[Miscellany]

Sunday, June 29, 2008

...so I try a little Freddie

The 'officially old' birthdays are coming strong and fast now. I've celebrated (and commiserated with) quite a few in the last month. It's meant that I've had to come out of my otherwise rather comfortable hibernation and socialise with people again. I have to be honest and say that I'm finding it really hard to do this. Hiding away has been like a little blanket keeping me warm in an otherwise bitter winter. Socialising is all too hard because I can't be bothered making small talk with people who, when sober, never think of catching up with me.

It's also been a time of ..emotional spring cleaning I suppose. I'm wondering with great curiosity who my real friends really are. Are they the people that pick you up? Are they the people that ring you out of the blue? Are they the people that think about you before they go to sleep? Are they just the people who invite you to their birthdays or the ones who add you on facebook?

Maybe there's a lot going on with everyone else but lately I find myself wondering what it (friendship) means, and who they are. Maybe the problem lies with me, I don't ask for a lot. I don't actually ever ask for anything. Nothing. I don't ask people to step out of their way for me at all and I haven't done so for many years now. And I'm fully willing to respect the fact that it's my own trust issues that are on display here, not anyone elses. Maybe I'm not a good friend. However, I have to say recently I did ask a few friends to do something for me and it was something minimal (to be present at a dinner) and well... it didn't happen (the reasons I won't go into but were petty). This is beginning to sound like a teenage girl's dear diary but I've been there for birthdays, engagements, weddings, births etc, often arriving and leaving alone (though I have a rather severe anxiety about doing so) and going to places where I really don't feel comfortable at all and 100% of the time with a present in hand to boot. I've been the person that has been woken up at 3am by a crying someone wanting comfort. I've been the person who has said yes I'll be your crutch in any situation. But the same hasn't really come back to me or ...for me. The whole situation has forced me to evaluate a lot of things and also to evaluate myself and where I stand in the world. It's been ...difficult - made more difficult by not being able to hibernate to the extend that I need to at the moment.

Anyway, I just needed to get that off my chest oh dear diary. Now I'm going to go write bad poetry and rim my eyes with black eyeliner.
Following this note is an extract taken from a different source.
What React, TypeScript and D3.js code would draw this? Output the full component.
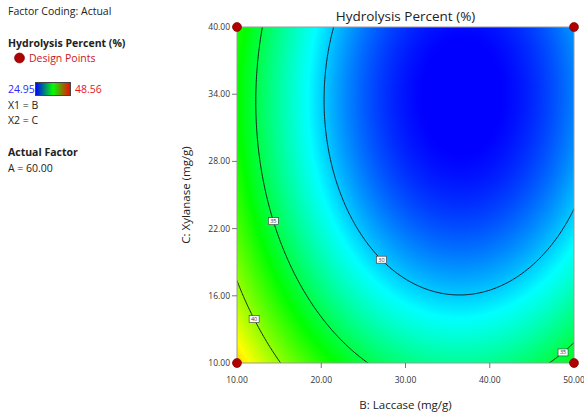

Here's a song - a long time favourite that has helped me to swim a little in an otherwise drown-worthy situation. God knows that when the chips are down I can always turn to music. Always.



Maps - Yeah, Yeah, Yeahs.





(I was talking to someone the other night about the song Let's Dance to Joy Division by The Wombats. He was saying how much he liked it and I didn't really know that much about The Wombats but said that I loved Joy Division. He said that he thought JD were ohhhkaaay but hadn't really listened to much their stuff. I immediately made the loud proclamation that he was not allowed to like a song with such a title if he didn't have an extensive knowledge of Joy Division first. Am I being too harsh? I stand by my statement though I must also point out that I was a little tipsy (read: obnoxiously drunk and pissed off with the world and didn't really mean to take it out on the poor guy).